In my Big Kink Survey, I asked respondents their gender.
I also asked about relationship attachment style. The exact wording people got was:
Here’s the results:
Sample size was 25399 cis males, 9540 cis females, 1309 enby (amab), 2458 enby (afab), 1080 transwomen and 1103 transmen.
I’m deeply amused by how many cis males reported ‘secure’ as their attachment style - whether this is actually true, or whether cis males are experiencing some disproportionate social pressure to think of their relationship style as ‘fine’, both of those theories are fascinating. Cis males do report lower anxiety across the board - in my survey, 25.2% of cis males reported having anxiety (in a separate question), compared to 54.7% of cis females, 50.9% of transwomen, 70.2% of transmen, 50% of amab enbies and 69.9% of afab enbies. I know ‘having anxiety’ is not the same thing as anxious-attachment, but it might point in an interesting direction - cis men, or at least the ones taking my survey, seem to report being chiller.
I’m surprised by how low and even avoidant-attachment is across the board! I feel like this sort of implies that anxious/disorganized and secure attachment are the two interesting metrics here.
Notable is also transwomen leading the pack for anxious attachment. Are higher anxiety levels associated in some brain-chemistry way with being trans, or does being trans affect relationships in a way that encourages anxious-attachment?
Also interesting is that afab enby entries look almost identical to transmen entries, but transwoman respondents have significantly more anxious-attachment than amab enby entries. I’m not sure what to make of this - whatever is governing attachment styles or gender identification seems to be affecting sexes differently. I’ll probably dive deeper into this in the future.

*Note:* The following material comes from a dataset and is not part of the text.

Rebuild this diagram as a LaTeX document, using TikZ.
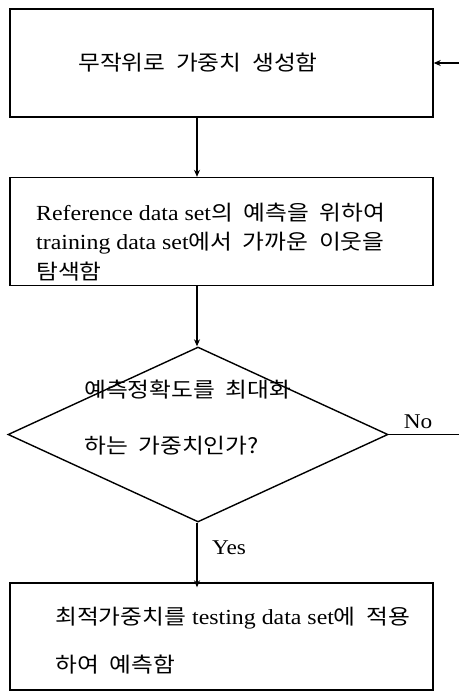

I don’t actually know how valid the relationship styles measurement is, but it doesn’t have to be valid for people’s self-identification to be interesting.
My November 3 Response:
Totally agree with your initial statement. "True" might be the key word here. I think your intuition is truer than the responses. I'm a pretty secure man, but even I KNOW that my happy place is being disconnected. Does that mean I don't want commitment? I guess that all depends on our definition of commitment and whether I trust the person I'm making commitments with, doesn't it?
Aella wrote:
"I’m deeply amused by how many cis males reported ‘secure’ as their attachment style - whether this is actually true, or whether cis males are experiencing some disproportionate social pressure to think of their relationship style as ‘fine’, both of those theories are fascinating. *Cis males do report lower anxiety across the board* - in my survey, 25.2% of cis males reported having anxiety (in a separate question), compared to 54.7% of cis females, 50.9% of transwomen, 70.2% of transmen, 50% of amab enbies and 69.9% of afab enbies. I know ‘having anxiety’ is not the same thing as anxious-attachment, but it might point in an interesting direction - cis men, or at least the ones taking my survey, seem to report being chiller."
My February 8 Response:
The comment about "disproportionate social pressure" has a hint of grammatical bias. Farbeit for me to dictate methodology and scientific rigor. I know you don't attempt to conform your studies to standard processes overmuch. But, as you say, your amusement is showing. As for what you feel is amusing, I think the male mind has a tendency to lock step with the male-pack. This male society is very hierarchical and there is security within hierarchies. I'm sure some 19th or 20th century social scientist, mystic or Freud disciple has said virtually the same thing.